Los latinoamericanos sufrimos de un optimismo peculiar, que a veces raya en la ingenuidad. Digo bien ‘los latinoamericanos’, pues me consta que no en todas partes es así. Hay culturas en las que las personas van por la vida con una sana incredulidad que las protege, en alguna medida, contra las palabras de los demagogos, las cursilerías de los medios o las promesas bienintencionadas, pero con frecuencia desacertadas, de la tecnocracia. Nosotros, en cambio, y aunque la realidad no suele darnos motivos para serlo, podemos ser inmoderadamente optimistas.
Lo digo a propósito de la elección de Mauricio Macri a la Presidencia de Argentina, una bienvenida victoria que le puso fin a 12 años de gobierno de los esposos Kirchner, un régimen ramplón, autoritario, pro-chavista y, en lo económico, insensato. Uno de los primeros anuncios del presidente electo es que pedirá la suspensión de Venezuela del Mercosur por violaciones a la democracia. Eso llevó a que muchos vaticinaran el comienzo del fin del “socialismo del siglo XXI”, y a que anunciaran que una ola democrática subiría desde el sur y barrería con los populistas de izquierda de la región.
Esta vez quiero estar del lado de los optimistas. Pero no será fácil que se cumplan sus esperanzas. La victoria de Macri es la mejor noticia política reciente del continente, pero será difícil que tenga eco en los demás países, inmersos como están cada uno en sus propios líos. Al propio Macri le tocará lidiar con la catastrófica economía que le dejó Cristina Fernández, lo que le da poco margen de maniobra para llevar a cabo reformas urgentes. Y en las dos dictaduras exportadoras de socialismo, Cuba y Venezuela, la horrible noche no cesará por ahora. Nicolás Maduro ya advirtió que desconocerá los resultados de las elecciones del 6 de diciembre si le son adversos, y que la revolución entraría en una “nueva etapa”, lo que quiere decir que se volverá más represiva y autoritaria. Esta semana fue asesinado un candidato de la oposición.
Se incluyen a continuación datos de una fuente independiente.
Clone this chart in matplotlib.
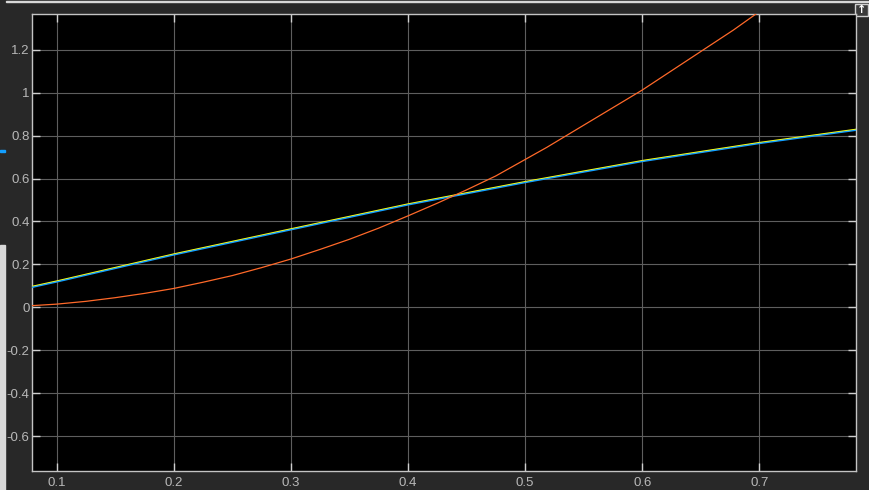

¿Y Colombia? Colombia ha andado en contravía de sus vecinos. Cuando la región viraba hacia el socialismo, liderada por Chávez, Morales, Correa y el fantasma del Bolívar marxista inventado por ellos, el gobierno de Uribe nos mantuvo a salvo de esa corriente perversa. Hoy que la región comienza, ojalá, a sacudirse las pulgas del populismo de izquierda, parece que nuestro péndulo se mueve, otra vez, en la dirección opuesta. Las instituciones del llamado ‘posconflicto’ y la participación en política concedida a los representantes de la guerrilla favorecerán, sin lugar a dudas, a los movimientos ideológicos afines al chavismo y al Foro de São Paulo.
Sin embargo, no estamos condenados a repetir los errores de nuestros vecinos. Su mal ejemplo nos debería haber vacunado lo suficiente contra sus ideas como para permitir que se implanten entre nosotros. Tampoco estamos condenados a repetir nuestros propios errores: para que sea legítima, la resistencia contra esa izquierda retrógrada debe hacerse exclusivamente por vías democráticas. Pero debe hacerse. Argentina se acaba de salvar (por un estrecho margen, no hay que olvidarlo), pero las experiencias de nuestros otros vecinos nos enseñan que cuando el populismo llega al poder, procura quedarse para siempre.